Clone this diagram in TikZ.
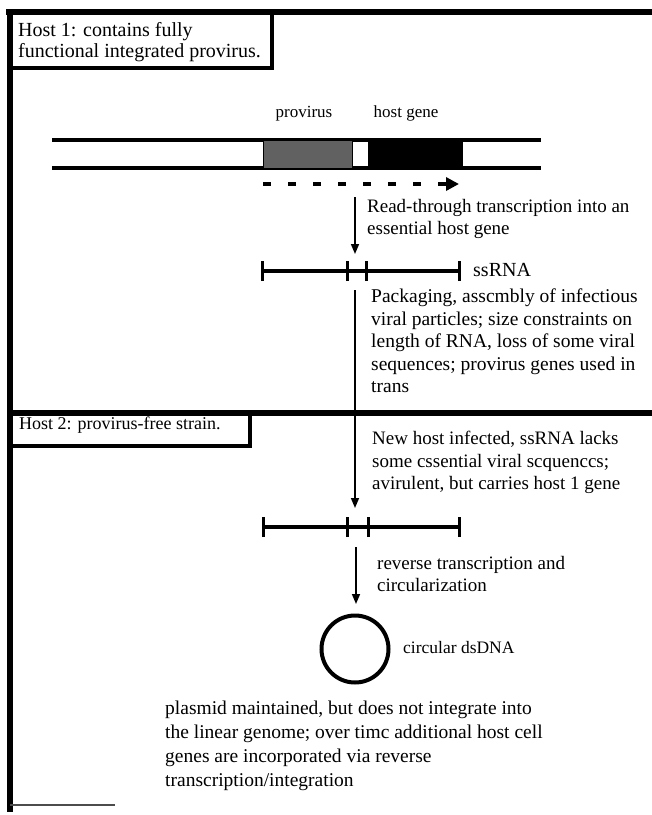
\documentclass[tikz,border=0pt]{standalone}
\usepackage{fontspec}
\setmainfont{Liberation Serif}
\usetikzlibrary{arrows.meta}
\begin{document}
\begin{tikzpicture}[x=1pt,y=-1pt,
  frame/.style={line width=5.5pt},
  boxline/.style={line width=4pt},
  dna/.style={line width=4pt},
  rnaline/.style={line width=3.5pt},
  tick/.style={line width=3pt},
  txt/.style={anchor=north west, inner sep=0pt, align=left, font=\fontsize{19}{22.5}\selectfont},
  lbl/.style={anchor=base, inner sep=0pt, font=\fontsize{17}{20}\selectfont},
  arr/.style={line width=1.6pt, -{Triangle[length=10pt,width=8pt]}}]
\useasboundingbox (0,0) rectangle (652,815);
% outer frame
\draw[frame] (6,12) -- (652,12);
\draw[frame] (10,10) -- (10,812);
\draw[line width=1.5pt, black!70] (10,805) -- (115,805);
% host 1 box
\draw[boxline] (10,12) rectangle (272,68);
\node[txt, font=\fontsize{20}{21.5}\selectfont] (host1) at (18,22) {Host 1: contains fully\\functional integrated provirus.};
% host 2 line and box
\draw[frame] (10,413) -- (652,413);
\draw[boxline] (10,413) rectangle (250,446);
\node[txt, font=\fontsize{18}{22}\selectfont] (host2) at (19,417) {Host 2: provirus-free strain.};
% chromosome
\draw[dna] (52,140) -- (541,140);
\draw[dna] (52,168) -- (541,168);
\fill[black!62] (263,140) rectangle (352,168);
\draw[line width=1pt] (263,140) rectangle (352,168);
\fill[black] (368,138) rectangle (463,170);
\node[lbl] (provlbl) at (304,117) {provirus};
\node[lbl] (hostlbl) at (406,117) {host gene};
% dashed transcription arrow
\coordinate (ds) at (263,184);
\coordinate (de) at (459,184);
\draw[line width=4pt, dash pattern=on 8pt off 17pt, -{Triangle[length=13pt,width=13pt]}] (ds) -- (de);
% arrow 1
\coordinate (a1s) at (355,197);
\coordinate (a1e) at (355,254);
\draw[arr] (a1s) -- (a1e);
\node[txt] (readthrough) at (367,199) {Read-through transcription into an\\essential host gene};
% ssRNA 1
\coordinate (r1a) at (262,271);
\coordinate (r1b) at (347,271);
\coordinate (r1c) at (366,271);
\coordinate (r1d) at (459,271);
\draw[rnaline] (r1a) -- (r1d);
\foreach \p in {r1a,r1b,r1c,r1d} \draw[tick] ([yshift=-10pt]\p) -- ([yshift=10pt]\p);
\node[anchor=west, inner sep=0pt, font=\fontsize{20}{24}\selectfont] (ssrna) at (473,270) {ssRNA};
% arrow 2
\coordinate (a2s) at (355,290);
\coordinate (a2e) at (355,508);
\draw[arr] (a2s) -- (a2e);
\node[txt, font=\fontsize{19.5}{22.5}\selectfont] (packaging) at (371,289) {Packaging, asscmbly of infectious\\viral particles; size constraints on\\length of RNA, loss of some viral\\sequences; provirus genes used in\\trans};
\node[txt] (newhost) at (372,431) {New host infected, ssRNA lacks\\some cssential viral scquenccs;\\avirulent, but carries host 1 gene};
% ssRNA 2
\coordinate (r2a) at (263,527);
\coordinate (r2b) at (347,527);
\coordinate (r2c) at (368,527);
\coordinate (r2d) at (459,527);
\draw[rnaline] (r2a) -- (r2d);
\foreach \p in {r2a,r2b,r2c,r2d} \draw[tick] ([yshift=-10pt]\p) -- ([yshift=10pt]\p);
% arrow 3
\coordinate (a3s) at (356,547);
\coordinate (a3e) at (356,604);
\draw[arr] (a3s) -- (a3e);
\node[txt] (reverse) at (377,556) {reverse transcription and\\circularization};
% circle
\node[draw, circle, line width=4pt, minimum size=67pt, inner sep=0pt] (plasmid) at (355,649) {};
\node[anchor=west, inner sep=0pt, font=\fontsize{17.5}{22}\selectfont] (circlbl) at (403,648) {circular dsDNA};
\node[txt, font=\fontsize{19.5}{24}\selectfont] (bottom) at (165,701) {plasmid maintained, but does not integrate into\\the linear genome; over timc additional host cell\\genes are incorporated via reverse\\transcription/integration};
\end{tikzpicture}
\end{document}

----------------

- **YOUR OBJECTIVE**: Leave out the pictures and output the rest of the material exactly as written.

- **WRITTEN ANSWER**:
Clone this diagram in TikZ.
\documentclass[tikz,border=0pt]{standalone}
\usepackage{fontspec}
\setmainfont{Liberation Serif}
\usetikzlibrary{arrows.meta}
\begin{document}
\begin{tikzpicture}[x=1pt,y=-1pt,
  frame/.style={line width=5.5pt},
  boxline/.style={line width=4pt},
  dna/.style={line width=4pt},
  rnaline/.style={line width=3.5pt},
  tick/.style={line width=3pt},
  txt/.style={anchor=north west, inner sep=0pt, align=left, font=\fontsize{19}{22.5}\selectfont},
  lbl/.style={anchor=base, inner sep=0pt, font=\fontsize{17}{20}\selectfont},
  arr/.style={line width=1.6pt, -{Triangle[length=10pt,width=8pt]}}]
\useasboundingbox (0,0) rectangle (652,815);
% outer frame
\draw[frame] (6,12) -- (652,12);
\draw[frame] (10,10) -- (10,812);
\draw[line width=1.5pt, black!70] (10,805) -- (115,805);
% host 1 box
\draw[boxline] (10,12) rectangle (272,68);
\node[txt, font=\fontsize{20}{21.5}\selectfont] (host1) at (18,22) {Host 1: contains fully\\functional integrated provirus.};
% host 2 line and box
\draw[frame] (10,413) -- (652,413);
\draw[boxline] (10,413) rectangle (250,446);
\node[txt, font=\fontsize{18}{22}\selectfont] (host2) at (19,417) {Host 2: provirus-free strain.};
% chromosome
\draw[dna] (52,140) -- (541,140);
\draw[dna] (52,168) -- (541,168);
\fill[black!62] (263,140) rectangle (352,168);
\draw[line width=1pt] (263,140) rectangle (352,168);
\fill[black] (368,138) rectangle (463,170);
\node[lbl] (provlbl) at (304,117) {provirus};
\node[lbl] (hostlbl) at (406,117) {host gene};
% dashed transcription arrow
\coordinate (ds) at (263,184);
\coordinate (de) at (459,184);
\draw[line width=4pt, dash pattern=on 8pt off 17pt, -{Triangle[length=13pt,width=13pt]}] (ds) -- (de);
% arrow 1
\coordinate (a1s) at (355,197);
\coordinate (a1e) at (355,254);
\draw[arr] (a1s) -- (a1e);
\node[txt] (readthrough) at (367,199) {Read-through transcription into an\\essential host gene};
% ssRNA 1
\coordinate (r1a) at (262,271);
\coordinate (r1b) at (347,271);
\coordinate (r1c) at (366,271);
\coordinate (r1d) at (459,271);
\draw[rnaline] (r1a) -- (r1d);
\foreach \p in {r1a,r1b,r1c,r1d} \draw[tick] ([yshift=-10pt]\p) -- ([yshift=10pt]\p);
\node[anchor=west, inner sep=0pt, font=\fontsize{20}{24}\selectfont] (ssrna) at (473,270) {ssRNA};
% arrow 2
\coordinate (a2s) at (355,290);
\coordinate (a2e) at (355,508);
\draw[arr] (a2s) -- (a2e);
\node[txt, font=\fontsize{19.5}{22.5}\selectfont] (packaging) at (371,289) {Packaging, asscmbly of infectious\\viral particles; size constraints on\\length of RNA, loss of some viral\\sequences; provirus genes used in\\trans};
\node[txt] (newhost) at (372,431) {New host infected, ssRNA lacks\\some cssential viral scquenccs;\\avirulent, but carries host 1 gene};
% ssRNA 2
\coordinate (r2a) at (263,527);
\coordinate (r2b) at (347,527);
\coordinate (r2c) at (368,527);
\coordinate (r2d) at (459,527);
\draw[rnaline] (r2a) -- (r2d);
\foreach \p in {r2a,r2b,r2c,r2d} \draw[tick] ([yshift=-10pt]\p) -- ([yshift=10pt]\p);
% arrow 3
\coordinate (a3s) at (356,547);
\coordinate (a3e) at (356,604);
\draw[arr] (a3s) -- (a3e);
\node[txt] (reverse) at (377,556) {reverse transcription and\\circularization};
% circle
\node[draw, circle, line width=4pt, minimum size=67pt, inner sep=0pt] (plasmid) at (355,649) {};
\node[anchor=west, inner sep=0pt, font=\fontsize{17.5}{22}\selectfont] (circlbl) at (403,648) {circular dsDNA};
\node[txt, font=\fontsize{19.5}{24}\selectfont] (bottom) at (165,701) {plasmid maintained, but does not integrate into\\the linear genome; over timc additional host cell\\genes are incorporated via reverse\\transcription/integration};
\end{tikzpicture}
\end{document}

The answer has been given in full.